Last modified: Tuesday, March 3, 2009

New IU Simon Cancer Center Web site section helps patients, families

March 3, 2009

INDIANAPOLIS -- For some cancer patients, the soles of their feet and the palms of their hands burn or tingle, while others may become forgetful because of some types of chemotherapy. Patients' family members also can feel anxious and concerned about their loved one's well-being.

Both share a need for quick answers or more detailed information about a broad range of topics involving diagnosis, treatments, or unexpected symptoms.

A new section of the Indiana University Melvin and Bren Simon Cancer Center's web site,, helps patients and their families find information about a variety of topics in an easily accessible format.

In the symptom management section, for example, people can learn about anemia, dry mouth, nausea and shortness of breath.

Overall, according to Anna McDaniel, a professor at the IU School of Nursing and a researcher with the IU Simon Cancer Center, the section "makes information more accessible to the public as well as patients.

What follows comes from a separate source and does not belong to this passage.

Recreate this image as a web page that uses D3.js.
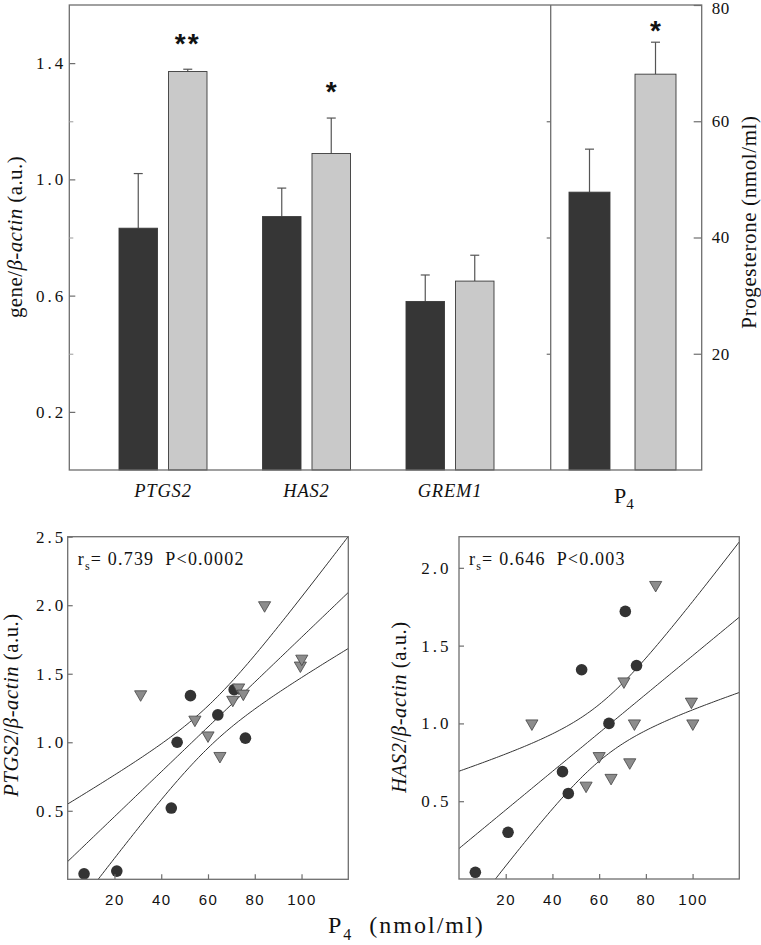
<!DOCTYPE html>
<html><head><meta charset="utf-8">
<script src="https://cdn.jsdelivr.net/npm/d3@7"></script>
<style>body{margin:0;background:#fff} svg{display:block}</style>
</head><body>
<svg id="c" width="761" height="945"></svg>
<script>
// ---------- data: top bar chart ----------
const genes = ["PTGS2", "HAS2", "GREM1"];
const groups = ["dark", "light"];
const geneDark = [0.832, 0.872, 0.580];
const geneDarkErr = [0.188, 0.098, 0.091];
const geneLight = [1.371, 1.089, 0.650];
const geneLightErr = [0.008, 0.122, 0.089];
const geneSig = ["**", "*", ""];
const geneSigY = [1.485, 1.323, null];
const p4Cat = ["P4"];
const p4Dark = [47.8];
const p4DarkErr = [7.4];
const p4Light = [68.1];
const p4LightErr = [5.5];
const p4Sig = ["*"];
const p4SigY = [76.5];
const geneTicks = [0.2, 0.6, 1.0, 1.4];
const geneMinorTicks = [0.4, 0.8, 1.2];
const progTicks = [20, 40, 60, 80];
const progInnerTicks = [20, 40, 60];

// ---------- data: scatter plots ----------
const p4Circ = [7.0, 21.0, 44.3, 46.8, 52.5, 64.2, 71.2, 76.0];
const ptgs2Circ = [0.04, 0.06, 0.52, 1.00, 1.34, 1.20, 1.384, 1.03];
const has2Circ = [0.043, 0.30, 0.69, 0.55, 1.345, 1.00, 1.72, 1.372];
const p4Tri = [31.2, 54.4, 60.0, 65.1, 70.6, 73.1, 75.1, 84.2, 99.5, 100.1];
const ptgs2Tri = [1.35, 1.165, 1.05, 0.90, 1.31, 1.40, 1.355, 2.0, 1.56, 1.61];
const has2Tri = [1.00, 0.60, 0.79, 0.65, 1.27, 0.75, 1.00, 1.89, 1.14, 1.00];
const scatXTicks = [20, 40, 60, 80, 100];
const ptgs2YTicks = [0.5, 1.0, 1.5, 2.0, 2.5];
const has2YTicks = [0.5, 1.0, 1.5, 2.0];
const stats = [["0.739", "P<0.0002"], ["0.646", "P<0.003"]];
const tCrit = 2.120; // t(0.975, df=16)

// ---------- styling ----------
const SERIF = "'Liberation Serif','Times New Roman',serif";
const SANS = "'Liberation Sans',Arial,sans-serif";
const FRAME = "#6e6e6e";
const DARK = "#363636", LIGHT = "#c9c9c9";

const svg = d3.select("#c");

// ================= TOP CHART =================
const T = {left: 69.3, mid: 550.7, right: 701.7, top: 5, bottom: 470};
const yGene = d3.scaleLinear().domain([0, 1.6]).range([T.bottom, T.top]);
const yProg = d3.scaleLinear().domain([0, 80]).range([T.bottom, T.top]);
const xGene = d3.scalePoint().domain(genes).range([163, 450]);
const xSub = d3.scaleBand().domain(groups).range([-44, 44]).paddingInner(0.222);
const xP4 = d3.scalePoint().domain(p4Cat).range([545, 700]);
const xSubP4 = d3.scaleBand().domain(groups).range([-53.5, 53.5]).paddingInner(0.379);

const geneRows = genes.map((g, i) => [
  {g, grp: "dark", v: geneDark[i], e: geneDarkErr[i]},
  {g, grp: "light", v: geneLight[i], e: geneLightErr[i]}
]).flat();
const p4Rows = [
  {g: "P4", grp: "dark", v: p4Dark[0], e: p4DarkErr[0]},
  {g: "P4", grp: "light", v: p4Light[0], e: p4LightErr[0]}
];

function drawBars(rows, xs, xsub, ys) {
  const gb = svg.append("g");
  rows.forEach(r => {
    const x0 = xs(r.g) + xsub(r.grp);
    const w = xsub.bandwidth();
    const cx = x0 + w / 2;
    gb.append("line").attr("x1", cx).attr("x2", cx)
      .attr("y1", ys(r.v)).attr("y2", ys(r.v + r.e))
      .attr("stroke", "#555").attr("stroke-width", 1.2);
    gb.append("line").attr("x1", cx - 4.5).attr("x2", cx + 4.5)
      .attr("y1", ys(r.v + r.e)).attr("y2", ys(r.v + r.e))
      .attr("stroke", "#555").attr("stroke-width", 1.2);
    gb.append("rect").attr("x", x0).attr("width", w)
      .attr("y", ys(r.v)).attr("height", ys(0) - ys(r.v))
      .attr("fill", r.grp === "dark" ? DARK : LIGHT)
      .attr("stroke", "#3a3a3a").attr("stroke-width", 0.9);
  });
}
drawBars(geneRows, xGene, xSub, yGene);
drawBars(p4Rows, xP4, xSubP4, yProg);

svg.append("rect").attr("x", T.left).attr("y", T.top)
  .attr("width", T.right - T.left).attr("height", T.bottom - T.top)
  .attr("fill", "none").attr("stroke", FRAME).attr("stroke-width", 1.3);
svg.append("line").attr("x1", T.mid).attr("x2", T.mid).attr("y1", T.top).attr("y2", T.bottom)
  .attr("stroke", FRAME).attr("stroke-width", 1.3);

function styleAxis(g, font, size, ls) {
  g.select(".domain").remove();
  g.selectAll(".tick line").attr("stroke", FRAME).attr("stroke-width", 1.2);
  g.selectAll(".tick text").attr("fill", "#111").style("font-family", font)
    .style("font-size", size + "px").style("letter-spacing", ls + "px");
}

const gl = svg.append("g").attr("transform", `translate(${T.left},0)`)
  .call(d3.axisLeft(yGene).tickValues(geneTicks).tickFormat(d3.format(".1f"))
    .tickSizeInner(-6).tickSizeOuter(0).tickPadding(3));
styleAxis(gl, SERIF, 17, 3);
const glm = svg.append("g").attr("transform", `translate(${T.left},0)`)
  .call(d3.axisLeft(yGene).tickValues(geneMinorTicks).tickFormat("")
    .tickSizeInner(-4).tickSizeOuter(0));
styleAxis(glm, SERIF, 17, 0);
glm.selectAll(".tick line").attr("stroke", "#aaa");

const gd = svg.append("g").attr("transform", `translate(${T.mid},0)`)
  .call(d3.axisLeft(yProg).tickValues(progInnerTicks).tickFormat("")
    .tickSizeInner(4).tickSizeOuter(0));
styleAxis(gd, SERIF, 17, 0);

const gr = svg.append("g").attr("transform", `translate(${T.right},0)`)
  .call(d3.axisRight(yProg).tickValues(progTicks).tickFormat(d3.format("d"))
    .tickSizeInner(-8).tickSizeOuter(0).tickPadding(10));
styleAxis(gr, SERIF, 17, 0.5);
gr.selectAll(".tick text").filter(d => d === 80).attr("dy", "0.5em");

genes.forEach(g => {
  svg.append("text").attr("x", xGene(g)).attr("y", 497)
    .attr("text-anchor", "middle").attr("fill", "#111")
    .style("font-family", SERIF).style("font-style", "italic")
    .style("font-size", "18.5px").style("letter-spacing", "0.8px").text(g);
});
{
  const t = svg.append("text").attr("x", 614).attr("y", 503)
    .attr("fill", "#111").style("font-family", SERIF).style("font-size", "22px");
  t.append("tspan").text("P");
  t.append("tspan").attr("dy", 6).style("font-size", "15px").text("4");
}

function sigText(x, y, s) {
  svg.append("text").attr("x", x).attr("y", y + 15).attr("text-anchor", "middle")
    .attr("fill", "#111").style("font-family", SANS).style("font-weight", "bold")
    .style("font-size", "28px").style("letter-spacing", s.length > 1 ? "2px" : "0px").text(s);
}
genes.forEach((g, i) => {
  if (geneSig[i]) sigText(xGene(g) + xSub("light") + xSub.bandwidth() / 2, yGene(geneSigY[i]), geneSig[i]);
});
sigText(xP4("P4") + xSubP4("light") + xSubP4.bandwidth() / 2, yProg(p4SigY[0]), p4Sig[0]);

{
  const t = svg.append("text").attr("transform", "translate(22,237) rotate(-90)")
    .attr("text-anchor", "middle").attr("fill", "#111")
    .style("font-family", SERIF).style("font-size", "21px").style("letter-spacing", "0.4px");
  t.append("tspan").text("gene/");
  t.append("tspan").style("font-style", "italic").text("β-actin");
  t.append("tspan").text(" (a.u.)");
}
svg.append("text").attr("transform", "translate(756,222) rotate(-90)")
  .attr("text-anchor", "middle").attr("fill", "#111")
  .style("font-family", SERIF).style("font-size", "21px").style("letter-spacing", "0.6px")
  .text("Progesterone (nmol/ml)");

// ================= SCATTER PLOTS =================
function fitLine(xs, ys) {
  const n = xs.length;
  const mx = d3.mean(xs), my = d3.mean(ys);
  let sxx = 0, sxy = 0;
  xs.forEach((x, i) => { sxx += (x - mx) ** 2; sxy += (x - mx) * (ys[i] - my); });
  const b = sxy / sxx, a = my - b * mx;
  let sse = 0;
  xs.forEach((x, i) => { sse += (ys[i] - a - b * x) ** 2; });
  const s = Math.sqrt(sse / (n - 2));
  return {a, b, mx, sxx, s, n};
}

function scatter(cfg) {
  const {x0, x1, y0, y1, ymax, yTicks, xs, ys, gene, stat, yLabX, yLabY, yPad, clipId} = cfg;
  const x = d3.scaleLinear().domain([0, 120]).range([x0, x1]);
  const y = d3.scaleLinear().domain([0, ymax]).range([y1, y0]);
  svg.append("clipPath").attr("id", clipId).append("rect")
    .attr("x", x0).attr("y", y0).attr("width", x1 - x0).attr("height", y1 - y0);

  const allX = xs[0].concat(xs[1]);
  const allY = ys[0].concat(ys[1]);
  const f = fitLine(allX, allY);
  const grid = d3.range(0, 120.01, 1);
  const hw = xv => tCrit * f.s * Math.sqrt(1 / f.n + (xv - f.mx) ** 2 / f.sxx);
  const line = d3.line().x(d => x(d[0])).y(d => y(d[1]));
  const lg = svg.append("g").attr("clip-path", `url(#${clipId})`);
  [0, 1, -1].forEach(k => {
    lg.append("path").datum(grid.map(xv => [xv, f.a + f.b * xv + k * hw(xv)]))
      .attr("d", line).attr("fill", "none").attr("stroke", "#333").attr("stroke-width", 1);
  });

  const pg = svg.append("g");
  xs[0].forEach((xv, i) => {
    pg.append("circle").attr("cx", x(xv)).attr("cy", y(ys[0][i])).attr("r", 5.8)
      .attr("fill", "#333");
  });
  const tri = d3.symbol().type(d3.symbolTriangle).size(64);
  xs[1].forEach((xv, i) => {
    pg.append("path").attr("d", tri())
      .attr("transform", `translate(${x(xv)},${y(ys[1][i])}) rotate(180)`)
      .attr("fill", "#8c8c8c").attr("stroke", "#444").attr("stroke-width", 0.8);
  });

  svg.append("rect").attr("x", x0).attr("y", y0).attr("width", x1 - x0).attr("height", y1 - y0)
    .attr("fill", "none").attr("stroke", FRAME).attr("stroke-width", 1.3);

  const ax = svg.append("g").attr("transform", `translate(0,${y1})`)
    .call(d3.axisBottom(x).tickValues(scatXTicks).tickFormat(d3.format("d"))
      .tickSizeInner(-5).tickSizeOuter(0).tickPadding(15));
  styleAxis(ax, SANS, 15, 1.5);
  const ay = svg.append("g").attr("transform", `translate(${x0},0)`)
    .call(d3.axisLeft(y).tickValues(yTicks).tickFormat(d3.format(".1f"))
      .tickSizeInner(-5).tickSizeOuter(0).tickPadding(yPad));
  styleAxis(ay, SERIF, 17, 3);

  const st = svg.append("text").attr("x", x0 + 10).attr("y", y0 + 28)
    .attr("fill", "#111").style("font-family", SERIF).style("font-size", "18px")
    .style("letter-spacing", "1.2px");
  st.append("tspan").text("r");
  st.append("tspan").attr("dy", 5).style("font-size", "12px").text("s");
  st.append("tspan").attr("dy", -5).text("= " + stat[0]);
  st.append("tspan").attr("dx", 11).text(stat[1]);

  const t = svg.append("text").attr("transform", `translate(${yLabX},${yLabY}) rotate(-90)`)
    .attr("text-anchor", "middle").attr("fill", "#111")
    .style("font-family", SERIF).style("font-size", "20.5px").style("letter-spacing", "0.6px");
  t.append("tspan").style("font-style", "italic").text(gene);
  t.append("tspan").text("/");
  t.append("tspan").style("font-style", "italic").text("β-actin");
  t.append("tspan").text(" (a.u.)");
}

scatter({x0: 67.7, x1: 348.3, y0: 536.7, y1: 879.3, ymax: 2.5, yTicks: ptgs2YTicks,
  xs: [p4Circ, p4Tri], ys: [ptgs2Circ, ptgs2Tri], gene: "PTGS2", stat: stats[0],
  yLabX: 18, yLabY: 705, yPad: 1.5, clipId: "clipL"});
scatter({x0: 459, x1: 739.3, y0: 536.7, y1: 879, ymax: 2.2, yTicks: has2YTicks,
  xs: [p4Circ, p4Tri], ys: [has2Circ, has2Tri], gene: "HAS2", stat: stats[1],
  yLabX: 406, yLabY: 707, yPad: 7.5, clipId: "clipR"});

{
  const t = svg.append("text").attr("x", 328).attr("y", 933)
    .attr("fill", "#111").style("font-family", SERIF).style("font-size", "24px")
    .style("letter-spacing", "2px");
  t.append("tspan").text("P");
  t.append("tspan").attr("dy", 7).style("font-size", "16px").text("4");
  t.append("tspan").attr("dy", -7).attr("dx", 16).text("(nmol/ml)");
}
</script>
</body></html>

It has been designed so there is a clearly defined way to access quality, or evidence based, information."

Such information is beneficial for patients. "Research has shown that having access to good information can increase coping in cancer patients and lead to better treatment outcomes," McDaniel said.

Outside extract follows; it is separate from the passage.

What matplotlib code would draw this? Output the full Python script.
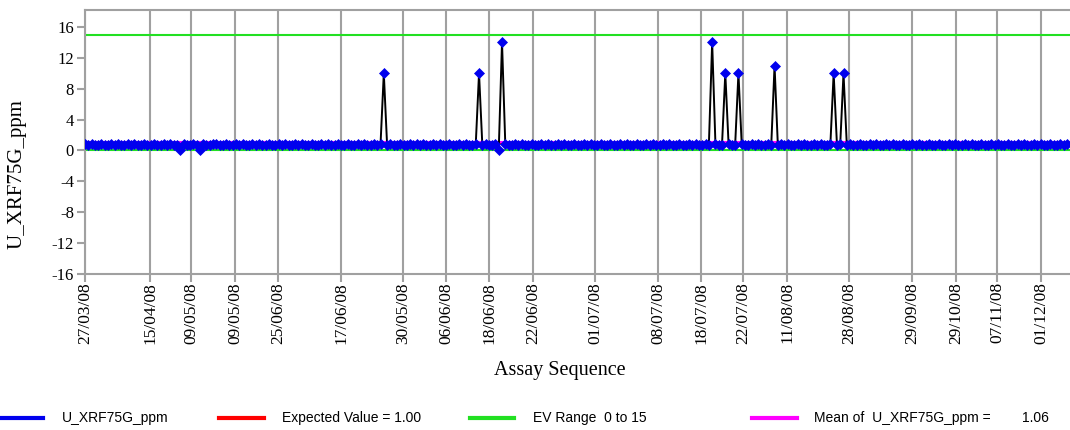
import matplotlib
matplotlib.use("Agg")
import matplotlib.pyplot as plt
from matplotlib.lines import Line2D
import numpy as np

# ---- data ----
u_ppm = [
    0.8, 0.75, 0.8, 0.7, 0.75, 0.8, 0.75, 0.7, 0.8, 0.75, 0.8, 0.7, 0.75, 0.8, 0.75, 0.8, 0.7, 0.75, 0.8, 0.75,
    0.75, 0.8, 0.7, 0.75, 0.8, 0.75, 0.8, 0.7, 0.75, 0.0, 0.8, 0.75, 0.7, 0.8, 0.75, 0.0, 0.8, 0.7, 0.75, 0.8,
    0.8, 0.7, 0.75, 0.8, 0.75, 0.7, 0.8, 0.75, 0.8, 0.7, 0.75, 0.8, 0.75, 0.8, 0.7, 0.75, 0.8, 0.75, 0.7, 0.8,
    0.75, 0.8, 0.75, 0.7, 0.8, 0.75, 0.8, 0.7, 0.75, 0.8, 0.7, 0.75, 0.8, 0.75, 0.8, 0.7, 0.75, 0.8, 0.75, 0.7,
    0.8, 0.75, 0.7, 0.8, 0.75, 0.8, 0.7, 0.75, 0.8, 0.75, 0.8, 10.0, 0.75, 0.8, 0.7, 0.75, 0.8, 0.75, 0.7, 0.8,
    0.7, 0.8, 0.75, 0.8, 0.75, 0.7, 0.8, 0.75, 0.8, 0.7, 0.75, 0.8, 0.75, 0.7, 0.8, 0.75, 0.8, 0.7, 0.75, 0.8,
    10.0, 0.75, 0.8, 0.7, 0.75, 0.8, 0.0, 14.0, 0.8, 0.75, 0.7, 0.8, 0.75, 0.8, 0.7, 0.75, 0.8, 0.75, 0.7, 0.8,
    0.75, 0.8, 0.7, 0.75, 0.8, 0.75, 0.8, 0.7, 0.75, 0.8, 0.7, 0.75, 0.8, 0.75, 0.8, 0.7, 0.75, 0.8, 0.75, 0.7,
    0.8, 0.7, 0.75, 0.8, 0.75, 0.8, 0.7, 0.75, 0.8, 0.75, 0.7, 0.8, 0.75, 0.8, 0.7, 0.75, 0.8, 0.75, 0.8, 0.7,
    0.75, 0.8, 0.75, 0.7, 0.8, 0.75, 0.8, 0.7, 0.75, 0.8, 0.75, 14.0, 0.8, 0.7, 0.75, 10.0, 0.8, 0.75, 0.7, 10.0,
    0.8, 0.75, 0.7, 0.8, 0.75, 0.8, 0.7, 0.75, 0.8, 0.75, 11.0, 0.7, 0.8, 0.75, 0.8, 0.7, 0.75, 0.8, 0.75, 0.8,
    0.7, 0.75, 0.8, 0.75, 0.8, 0.7, 0.75, 0.8, 10.0, 0.75, 0.8, 10.0, 0.75, 0.8, 0.7, 0.75, 0.8, 0.75, 0.7, 0.8,
    0.75, 0.8, 0.7, 0.75, 0.8, 0.75, 0.8, 0.7, 0.75, 0.8, 0.7, 0.75, 0.8, 0.75, 0.8, 0.7, 0.75, 0.8, 0.75, 0.7,
    0.8, 0.75, 0.7, 0.8, 0.75, 0.8, 0.7, 0.75, 0.8, 0.75, 0.8, 0.7, 0.75, 0.8, 0.75, 0.7, 0.8, 0.75, 0.8, 0.7,
    0.75, 0.8, 0.75, 0.7, 0.8, 0.75, 0.8, 0.7, 0.75, 0.8, 0.75, 0.8, 0.7, 0.75, 0.8, 0.75, 0.7, 0.8, 0.75, 0.8,
]
tick_positions = [0, 19.8, 32.3, 45.7, 58.8, 78.0, 96.9, 110.0, 123.1, 136.5,
                  155.3, 174.5, 187.6, 200.4, 213.8, 232.7, 251.9, 265.3, 277.8, 291.2]
tick_labels = ["27/03/08", "15/04/08", "09/05/08", "09/05/08", "25/06/08", "17/06/08",
               "30/05/08", "06/06/08", "18/06/08", "22/06/08", "01/07/08", "08/07/08",
               "18/07/08", "22/07/08", "11/08/08", "28/08/08", "29/09/08", "29/10/08",
               "07/11/08", "01/12/08"]
expected_value = 1.00
ev_range = [0, 15]
mean_value = 1.06
y_ticks = [-16, -12, -8, -4, 0, 4, 8, 12, 16]

# ---- figure ----
W, H = 1070, 430
fig = plt.figure(figsize=(W / 100, H / 100), dpi=100)
ax = fig.add_axes([85 / W, 1 - 274 / H, (1075 - 85) / W, (274 - 10) / H])

grey = "#a0a0a0"
serif = ["Liberation Serif", "DejaVu Serif"]
sans = ["Liberation Sans", "DejaVu Sans"]

x = np.arange(len(u_ppm))
ax.axhline(ev_range[1], color="#22e022", lw=1.5, zorder=2)
ax.axhline(ev_range[0], color="#22e022", lw=1.5, zorder=2)
ax.axhline(expected_value, color="red", lw=1.5, zorder=1.5)
ax.axhline(mean_value, color="magenta", lw=1.5, zorder=1.6)
ax.plot(x, u_ppm, color="black", lw=1.4, zorder=3)
ax.plot(x, u_ppm, ls="none", marker="D", ms=5, color="#0000ee", mec="#0000ee",
        mew=0.5, zorder=4)

ax.set_xlim(0, 301.5)
ax.set_ylim(-16, 18.2)
ax.set_yticks(y_ticks)
ax.set_yticklabels([str(v) for v in y_ticks], family=serif, fontsize=12)
ax.set_xticks(tick_positions)
ax.set_xticklabels(tick_labels, rotation=90, family=serif, fontsize=12.5)
ax.grid(axis="x", color=grey, lw=1.5, zorder=1)
ax.set_axisbelow(True)
ax.tick_params(axis="both", color=grey, width=1.5, length=6, direction="out", pad=2)
ax.tick_params(axis="x", pad=0)

for side in ["left", "top", "bottom"]:
    ax.spines[side].set_color(grey)
    ax.spines[side].set_linewidth(1.5)
ax.spines["right"].set_visible(False)

fig.text(17 / W, 1 - 174 / H, "U_XRF75G_ppm", family=serif, fontsize=15,
         rotation=90, ha="center", va="center")
fig.text(560 / W, 1 - 370 / H, "Assay Sequence", family=serif, fontsize=14.5,
         ha="center", va="center")

# ---- legend row ----
ly = 1 - 418 / H
items = [
    (0, 43, 62, "#0000ee", "U_XRF75G_ppm"),
    (219, 264, 282, "red", "Expected Value = 1.00"),
    (470, 514, 533, "#22e022", "EV Range  0 to 15"),
    (752, 797, 814, "magenta", "Mean of  U_XRF75G_ppm ="),
]
for x0, x1, tx, col, lab in items:
    fig.add_artist(Line2D([x0 / W, x1 / W], [ly, ly], color=col, lw=3,
                          transform=fig.transFigure))
    fig.text(tx / W, ly, lab, family=sans, fontsize=10, ha="left", va="center")
fig.text(1049 / W, ly, f"{mean_value:.2f}", family=sans, fontsize=10, ha="right", va="center")

fig.savefig("out.png", dpi=100)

McDaniel received a $250,000 grant from Indianapolis-based Walther Cancer Foundation in 2007 for the project. She and others from the IU schools of nursing and informatics and the cancer center worked together to create the section, which made its debut Feb. 23.

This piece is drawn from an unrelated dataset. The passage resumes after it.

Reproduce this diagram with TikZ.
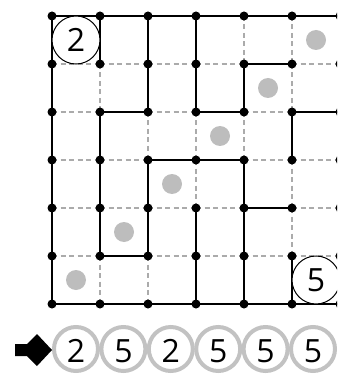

The new section is dedicated to Dr. Harold Burdette, a visionary leader committed to eliminating the burden of cancer in Indiana.

McDaniel and others are now testing the section's next phase, which takes symptom management to an interactive level.

Patients will log into a secure system to answer questions about any side effects they might be experiencing from chemotherapy. They will rate their symptoms on a scale of zero to 10. Depending on the severity of the symptoms, the patient will be directed to information on the Internet, or his or her oncologist will be notified.

Twenty patients are currently being recruited into this test phase.

"The unique aspect of this is that it will connect the patient and the health-care provider," McDaniel said. "Not only does the system give patients useful information about how to help themselves during chemotherapy, it increases communication with oncology doctors and nurses."